3. Lack of information. Our typical exchange has just been demonstrated: Statement against interfaith marriage, Anger and hurt expressed, Conversation shut down. No actual information has been exchanged. So the two sides go away, both of them hurt, both more certain of their “side” being right and neither better understanding the other.

What can we do better to get our message across?

In an angst ridden environment like this the first thing to do is listen. I doubt that anyone went to MASA and asked them, could you tell us about your concerns and what you were hoping to accomplish with your video? Let’s say the answer is, we want more Jews to come to Israel because that will make them feel more Jewish. AH! Great, we have two things to work on: How to get more Jews to Israel and how to make more Jews feel Jewish. So MASA, we could answer, it appears that that video didn’t do the job but let’s talk about how to accomplish your goals in other ways.

Back to America, how can we get out our message, that welcoming interfaith couples, supporting their family process and being their partners in their Jewish journeys (should they choose Judaism) is the best way to stem the lost of Jews?

First, we don’t attack, we talk. Again, we begin with listening to the fears of our Jewish agencies, CEOs, the guy sitting next to us in a meeting or the synagogue. Then, armed with the facts we begin a caring conversation. We express our own concern. “I’m in this work because I care deeply about the Jewish people.” We get to know their fears, their goals. Then we talk about how they can attain those goals, which are probably very much like MASA’s, for more Jews to be engaged and committed to Jewish life. We readily quote the data from studies. We give examples from our own work. And we acknowledge that, like Jewish education, there is no quick fix. This is the work of every generation, the work of a lifetime.
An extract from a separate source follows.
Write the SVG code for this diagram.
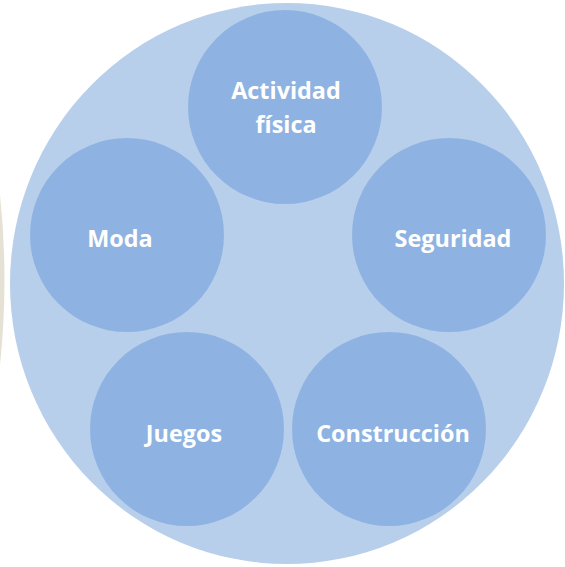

One approach that I am using more is to talk about the innocents in this turmoil, the children of intermarriage who did not do anything more than be born to their parents. Whether they are considered halachically Jewish or raised Jewish or are Christian with Jewish heritage, hurting them is cruel and wrong. There is nothing more self defeating than to dismiss the children, our children, as not truly a part of our family. In an article that I found very powerful, Benjamin Hartman, the son of a conversionary family said it well (emphasis is mine):

As a child of a mixed-marriage myself, I know quite intimately how a Jewish life lived on the frontiers of the Diaspora (Texas) in a family of suspect Jewish pedigree can still engender a very strong identity with Judaism.

If anything, I've learned that such a background can make the bonds stronger. I also have learned that no matter how strong that bond feels, and even if it does drive you to live in Israel, it's not up to the child of the mixed-marriage to decide whether they are alienated from Judaism, a simple dismissal by the Rabbinate of your Jewish credentials and your entire upbringing does a much better job.

(Read Benjamin’s article here: http://www.haaretz.com/hasen/spages/1113190.html)

I would like to add that Benjamin is NOT the child of an interfaith marriage; his mother converted. When will we stop dismissing the conversions our rabbis perform? That would be an excellent first step.

My friends, let’s put our own outrage and hurt in the freezer for now and engage our stressed and reactive community in healing conversations about effective methods that engage Jews in interfaith families. Along the way we will draw in a lot of other alienated Jews too, because a real welcome is a welcome to all.

Tuesday, October 13, 2009

The color of Jews

Most Jews are now considered ‘white.’* But more and more Jewish families are multicolored. There are many avenues to a multiracial family identity. Conversion, intermarriage, adoption, and plain old, born that way. Here is a terrific and affirming article about the Be’chol Lashon summer camp for multiracial families that started this year in northern California. Be’chol Lashon is a program that supports multiracial Jewish families and offers education to the Jewish community about the multiracial Jews among us. Their associate director is Rabbi Capers Funnye, First Lady Michelle Obama’s cousin.

You’ll note that the article says that the 2000 National Jewish Population Study found that 5.4% of America’s Jews are non-white. But a 2004 study by the Institute for Jewish and Community Research, Be’chol Lashon’s parent organization, puts the figure at about 10 percent. That’s national. In the San Francisco bay area two studies have found that the Jewish community has more like 14% non-white Jews.


*For Jews who grew up before Jews “turned white” in the 1970s, there is still a struggle to be seen for who they were growing up – a racial minority. Jewish demographer, Dr. Bruce Phillips, states that Jews “turned white” in America after years of being a brown race that, in the 1930s, was ranked as worse than Poles and Irish, but better than Hispanics and Blacks. You’ll note that a lot of people were being considered “not white.”

Wednesday, October 7, 2009

Conservative Judaism & Interfaith Couples

There is a common, but ignorant, belief that Conservative synagogues are not supportive environments for interfaith couples. It's not true. Each couple must find their own place in community but never say never.